There is something radical about emphasising the immigrant status of a character so iconically associated with all things British. Paddington may have a life-long obsession with Anglophilia but he is actually from “dark Peru”, and has to adjust to life in London just as many newcomers do, and is sometimes rejected because of his difference.
The third film sees him return to his homeland in a wacky adventure but with a surprising nuance for, essentially, a kids movie, finds Paddington at a point when he realises that while he’ll always have those bonds to Peru, but home now is with the Browns in England. That pull to two worlds is a common experience for those lucky enough to have them.
Watch: Stan, Binge, HBO Max
FRESH OFF THE BOAT

A charming family sitcom that works on different levels. For one, it’s an old-fashioned TV comedy centred on a nuclear family (mum, dad, three boys, grandma) who live in suburbia and each episode has hijinks involving their neighbours, their jobs and misunderstandings.
On another level, the show uses the pejorative term “FOB” to highlight how much the Taiwanese-American Huangs are pretty much like everyone else, just with their own quirks. When it premiered in 2015, it had been the first American sitcom to have Asian-Americans as its main characters in 20 years.
Watch: Disney+
AN AMERICAN TAIL

Look, this cartoon is from 1986, and there are elements that are not great. Are the entire Cossacks people maligned by being cast as the villainous cats? Yeah, it’s awkward.
But it’s also an adventure about derring-do and the immigrant hustle, as represented in the character of Fievel Mousekewitz, who is separated from his family during the journey to America.
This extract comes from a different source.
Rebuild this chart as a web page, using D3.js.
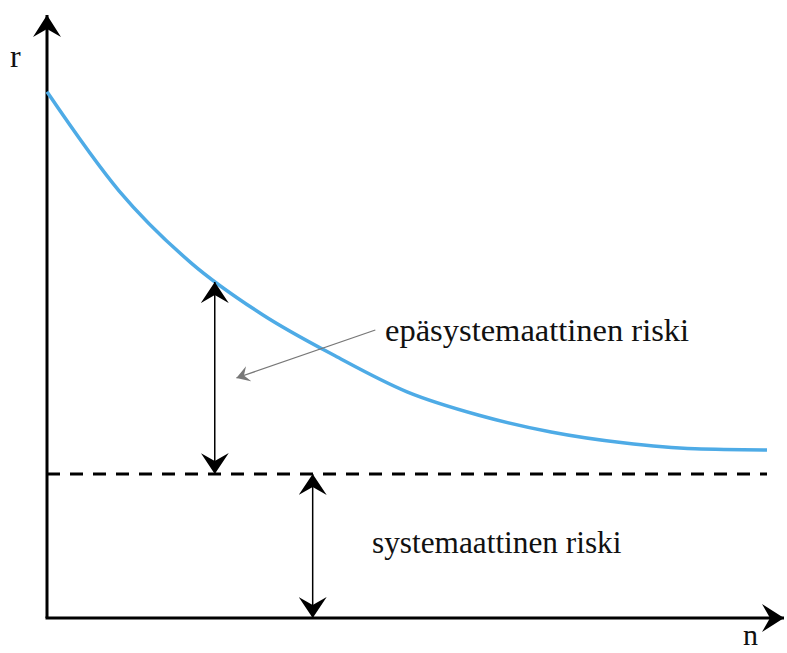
<!DOCTYPE html>
<html>
<head>
<meta charset="utf-8">
<script src="https://cdn.jsdelivr.net/npm/d3@7"></script>
<style>
  body { margin: 0; background: #fff; }
  svg text { font-family: "Liberation Serif", "DejaVu Serif", serif; fill: #111; }
</style>
</head>
<body>
<div id="chart"></div>
<script>
// portfolio size n vs total risk r
const nValues = [0, 1, 2, 3, 4, 5, 6, 7, 8, 9, 10];
const rValues = [87.7, 71.2, 59.2, 50.5, 43.7, 37.7, 33.8, 31.0, 29.2, 28.2, 28.0];
const systematicRisk = 24;
const axisLabels = ['n', 'r'];
const annotationLabels = ['epäsystemaattinen riski', 'systemaattinen riski'];

const width = 787;
const height = 653;

const x = d3.scaleLinear().domain([0, 10]).range([47, 767]);
const y = d3.scaleLinear().domain([0, 100]).range([618, 18]);

const svg = d3.select('#chart')
    .append('svg')
    .attr('width', width)
    .attr('height', height);

const defs = svg.append('defs');

function marker(id, color, w, h, notch) {
    defs.append('marker')
        .attr('id', id)
        .attr('viewBox', `0 ${-w} ${h} ${2 * w}`)
        .attr('refX', h)
        .attr('refY', 0)
        .attr('markerUnits', 'userSpaceOnUse')
        .attr('markerWidth', h)
        .attr('markerHeight', 2 * w)
        .attr('orient', 'auto-start-reverse')
        .append('path')
        .attr('d', `M${h},0 L0,${-w} L${notch},0 L0,${w} Z`)
        .attr('fill', color);
}
marker('big', '#000', 14, 22, 8);
marker('thin', '#000', 14, 21, 8);
marker('grey', '#777', 8, 13, 5);

// axes
svg.append('line')
    .attr('x1', x(0)).attr('y1', y(0))
    .attr('x2', x(0)).attr('y2', 15)
    .attr('stroke', '#000').attr('stroke-width', 3)
    .attr('marker-end', 'url(#big)');

svg.append('line')
    .attr('x1', x(0) - 1.5).attr('y1', y(0))
    .attr('x2', 784).attr('y2', y(0))
    .attr('stroke', '#000').attr('stroke-width', 3)
    .attr('marker-end', 'url(#big)');

svg.append('text')
    .attr('x', 10).attr('y', 67)
    .style('font-size', '32px')
    .text(axisLabels[1]);

svg.append('text')
    .attr('x', 743).attr('y', 645)
    .style('font-size', '30px')
    .text(axisLabels[0]);

// systematic risk level
svg.append('line')
    .attr('x1', x(0)).attr('y1', y(systematicRisk))
    .attr('x2', x(10)).attr('y2', y(systematicRisk))
    .attr('stroke', '#000').attr('stroke-width', 3)
    .attr('stroke-dasharray', '13 10');

// total risk curve
const data = nValues.map((n, i) => ({ n: n, r: rValues[i] }));
const line = d3.line()
    .x(d => x(d.n))
    .y(d => y(d.r))
    .curve(d3.curveMonotoneX);

const curvePath = svg.append('path')
    .datum(data)
    .attr('d', line)
    .attr('fill', 'none')
    .attr('stroke', '#4eabe6')
    .attr('stroke-width', 3.5);

// unsystematic risk bracket: from curve down to the dashed line
const n1 = 2.33;
const lenTotal = curvePath.node().getTotalLength();
let rAt = rValues[2];
for (let i = 0; i <= 400; i++) {
    const p = curvePath.node().getPointAtLength(lenTotal * i / 400);
    if (p.x >= x(n1)) { rAt = y.invert(p.y); break; }
}

svg.append('line')
    .attr('x1', x(n1)).attr('y1', y(rAt))
    .attr('x2', x(n1)).attr('y2', y(systematicRisk))
    .attr('stroke', '#000').attr('stroke-width', 1.5)
    .attr('marker-start', 'url(#thin)')
    .attr('marker-end', 'url(#thin)');

// systematic risk bracket
const n2 = 3.69;
svg.append('line')
    .attr('x1', x(n2)).attr('y1', y(systematicRisk))
    .attr('x2', x(n2)).attr('y2', y(0))
    .attr('stroke', '#000').attr('stroke-width', 1.5)
    .attr('marker-start', 'url(#thin)')
    .attr('marker-end', 'url(#thin)');

// pointer to the unsystematic part
svg.append('line')
    .attr('x1', x(4.56)).attr('y1', y(48))
    .attr('x2', x(2.63)).attr('y2', y(40))
    .attr('stroke', '#777').attr('stroke-width', 1.3)
    .attr('marker-end', 'url(#grey)');

svg.append('text')
    .attr('x', 385).attr('y', 341)
    .style('font-size', '32.5px')
    .text(annotationLabels[0]);

svg.append('text')
    .attr('x', 372).attr('y', 553)
    .style('font-size', '31.3px')
    .text(annotationLabels[1]);
</script>
</body>
</html>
It’s set in the late 19th century and New York is a melting pot of persecuted peoples.
Watch: Binge
THE VISITOR

A deeply humanist film with incredibly moving performances from Richard Jenkins and Hiam Abbass, The Visitor, directed by Spotlight’s Tom McCarthy, emphasises that behind every denunciation of an illegal immigrant is a story.
In this case, it’s that of Tarek, a young Syrian man whose father had years earlier been a journalist and political prisoner, and if he’s deported, he may face retribution. The story is told through a lonely American professor who crosses paths with Tarek, his girlfriend Zainab and his mother Mouna.